I found myself beating my chest earlier with a fist. It didn’t hurt but it was a feeling of trying to resuscitate myself. Only we can’t do that, can we?

Am I physically Ill or ‘just’ bipolar

The thing about these mental illnesses, is that one can never really be sure if a symptom is from physical illness, mental illness or side-effects from medication.

I’ve been struggling with fatigue recently. Well, basically I’ve had sleep problems my whole life, but recently I want to sleep every second I get. I don’t think it’s from side-effects, since my doses are lower than before. I did all my lithium tests recently and those are fine. My mother is convinced I have some illness which I went to test for today. Personally, I think it’s ‘just’ a symptom of my bipolar disorder, since fatigue can be a major symptom.

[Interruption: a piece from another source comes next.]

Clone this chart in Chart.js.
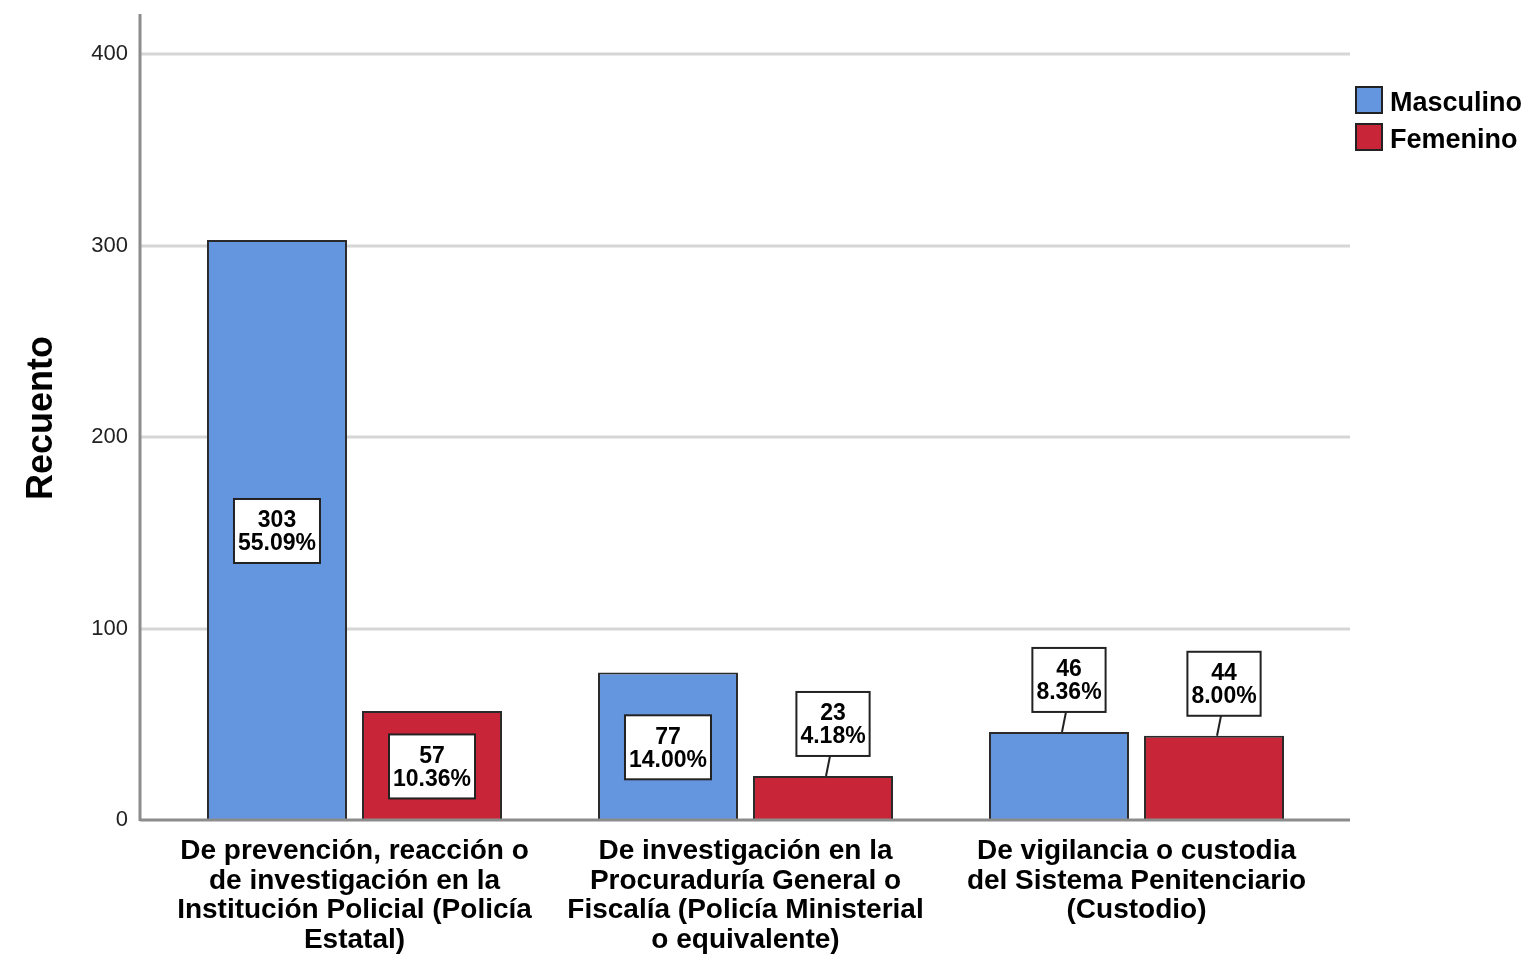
<!DOCTYPE html>
<html>
<head>
<meta charset="utf-8">
<script src="https://cdn.jsdelivr.net/npm/chart.js@4.4.1/dist/chart.umd.min.js"></script>
<style>
html, body { margin: 0; padding: 0; background: #fff; }
#wrap { width: 1527px; height: 955px; }
</style>
</head>
<body>
<div id="wrap"><canvas id="myChart" width="1527" height="955"></canvas></div>
<script>
const categories = [
    ['De prevención, reacción o', 'de investigación en la', 'Institución Policial (Policía', 'Estatal)'],
    ['De investigación en la', 'Procuraduría General o', 'Fiscalía (Policía Ministerial', 'o equivalente)'],
    ['De vigilancia o custodia', 'del Sistema Penitenciario', '(Custodio)']
];
const masculino = [303, 77, 46];
const femenino = [57, 23, 44];
const yTicks = [0, 100, 200, 300, 400];

const total = masculino.concat(femenino).reduce((a, b) => a + b, 0);
const FONT = '"Liberation Sans", Arial, sans-serif';
Chart.defaults.font.family = FONT;

// gridlines + axis lines, wider than the bar area (SPSS style)
const framePlugin = {
    id: 'frame',
    beforeDatasetsDraw(chart) {
        const ctx = chart.ctx;
        const y = chart.scales.y;
        ctx.save();
        ctx.strokeStyle = '#d6d6d6';
        ctx.lineWidth = 3;
        yTicks.forEach(v => {
            if (v === 0) return;
            const py = Math.round(y.getPixelForValue(v));
            ctx.beginPath();
            ctx.moveTo(140, py);
            ctx.lineTo(1350, py);
            ctx.stroke();
        });
        ctx.restore();
    },
    afterDatasetsDraw(chart) {
        const ctx = chart.ctx;
        const base = Math.round(chart.scales.y.getPixelForValue(0));
        ctx.save();
        ctx.strokeStyle = '#8c8c8c';
        ctx.lineWidth = 3;
        ctx.beginPath();
        ctx.moveTo(140, 14);
        ctx.lineTo(140, base + 1);
        ctx.moveTo(140, base);
        ctx.lineTo(1350, base);
        ctx.stroke();
        ctx.restore();
    }
};

// count + percent boxes
const boxPlugin = {
    id: 'boxes',
    afterDatasetsDraw(chart) {
        const ctx = chart.ctx;
        ctx.save();
        ctx.font = 'bold 23px ' + FONT;
        ctx.textAlign = 'center';
        ctx.textBaseline = 'middle';
        chart.data.datasets.forEach((ds, di) => {
            chart.getDatasetMeta(di).data.forEach((bar, i) => {
                const v = ds.data[i];
                const lines = [String(v), (v / total * 100).toFixed(2) + '%'];
                const w = Math.max(...lines.map(t => ctx.measureText(t).width)) + 8;
                const h = 64;
                const barH = bar.base - bar.y;
                let cx = bar.x, cy;
                if (barH >= h + 35) {
                    cy = (bar.y + bar.base) / 2 + 1;
                } else {
                    cx = bar.x + 10;
                    cy = bar.y - 20 - h / 2;
                    ctx.strokeStyle = '#222';
                    ctx.lineWidth = 2;
                    ctx.beginPath();
                    ctx.moveTo(cx - 3, cy + h / 2);
                    ctx.lineTo(cx - 7, bar.y);
                    ctx.stroke();
                }
                ctx.fillStyle = '#fff';
                ctx.fillRect(cx - w / 2, cy - h / 2, w, h);
                ctx.strokeStyle = '#222';
                ctx.lineWidth = 2;
                ctx.strokeRect(cx - w / 2, cy - h / 2, w, h);
                ctx.fillStyle = '#000';
                ctx.fillText(lines[0], cx, cy - 10);
                ctx.fillText(lines[1], cx, cy + 13);
            });
        });
        ctx.restore();
    }
};

// legend at the top right
const legendPlugin = {
    id: 'sideLegend',
    afterDraw(chart) {
        const ctx = chart.ctx;
        ctx.save();
        ctx.font = 'bold 27px ' + FONT;
        ctx.textBaseline = 'middle';
        chart.data.datasets.forEach((ds, i) => {
            const y0 = 87 + i * 37;
            ctx.fillStyle = ds.backgroundColor;
            ctx.fillRect(1356, y0, 26, 26);
            ctx.strokeStyle = '#222';
            ctx.lineWidth = 2;
            ctx.strokeRect(1356, y0, 26, 26);
            ctx.fillStyle = '#000';
            ctx.fillText(ds.label, 1390, y0 + 17);
        });
        ctx.restore();
    }
};

const ctx = document.getElementById('myChart').getContext('2d');
const myChart = new Chart(ctx, {
    type: 'bar',
    data: {
        labels: categories,
        datasets: [{
            label: 'Masculino',
            data: masculino,
            backgroundColor: '#6495df',
            borderColor: '#2a2a2a',
            borderWidth: 2
        }, {
            label: 'Femenino',
            data: femenino,
            backgroundColor: '#c82538',
            borderColor: '#2a2a2a',
            borderWidth: 2
        }]
    },
    options: {
        responsive: false,
        devicePixelRatio: 1,
        animation: false,
        layout: { padding: { top: 16, right: 195, left: 0, bottom: 0 } },
        datasets: {
            bar: { categoryPercentage: 0.793, barPercentage: 0.903 }
        },
        plugins: {
            legend: { display: false },
            tooltip: { enabled: false }
        },
        scales: {
            x: {
                offset: true,
                grid: { display: false, drawTicks: false },
                border: { display: false },
                ticks: {
                    color: '#000',
                    font: { size: 28, weight: 'bold', lineHeight: 1.05 },
                    padding: 17,
                    maxRotation: 0,
                    autoSkip: false
                },
                afterFit: s => { s.height = 135; s.paddingLeft = 0; s.paddingRight = 0; }
            },
            y: {
                min: 0,
                max: 420,
                afterBuildTicks: s => { s.ticks = yTicks.map(v => ({ value: v })); },
                grid: { display: false, drawTicks: false },
                border: { display: false },
                ticks: { color: '#222', font: { size: 22 }, padding: 31 },
                title: {
                    display: true,
                    text: 'Recuento',
                    color: '#000',
                    font: { size: 36, weight: 'bold' },
                    padding: { top: 20, bottom: 0 }
                },
                afterFit: s => { s.width = 159; s.paddingTop = 0; s.paddingBottom = 0; }
            }
        }
    },
    plugins: [framePlugin, boxPlugin, legendPlugin]
});
</script>
</body>
</html>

I”m not depressed though, so it’s not the heaviness of not wanting to get out of bed. It like to the bone tired tired. According to this article explains physical and psychological fatigue quite well I think. To be honest, writing this post is a little difficult as I am distracted and my brain feels empty.

On the one hand I kind of hope that there is something physical to my tiredness, because that would make it  ‘real’ to the people around me. Personally, I’m sure it’s just bipolar, but people don’t understand how a mental illness can give you physical symptoms. Especially when you are not exceptionally depressed or anxious. I’m kind of confused by the whole thing. I should get the test results for the other thing before the end of the week.

Can anyone relate to my absolute tiredness seemingly for no reason?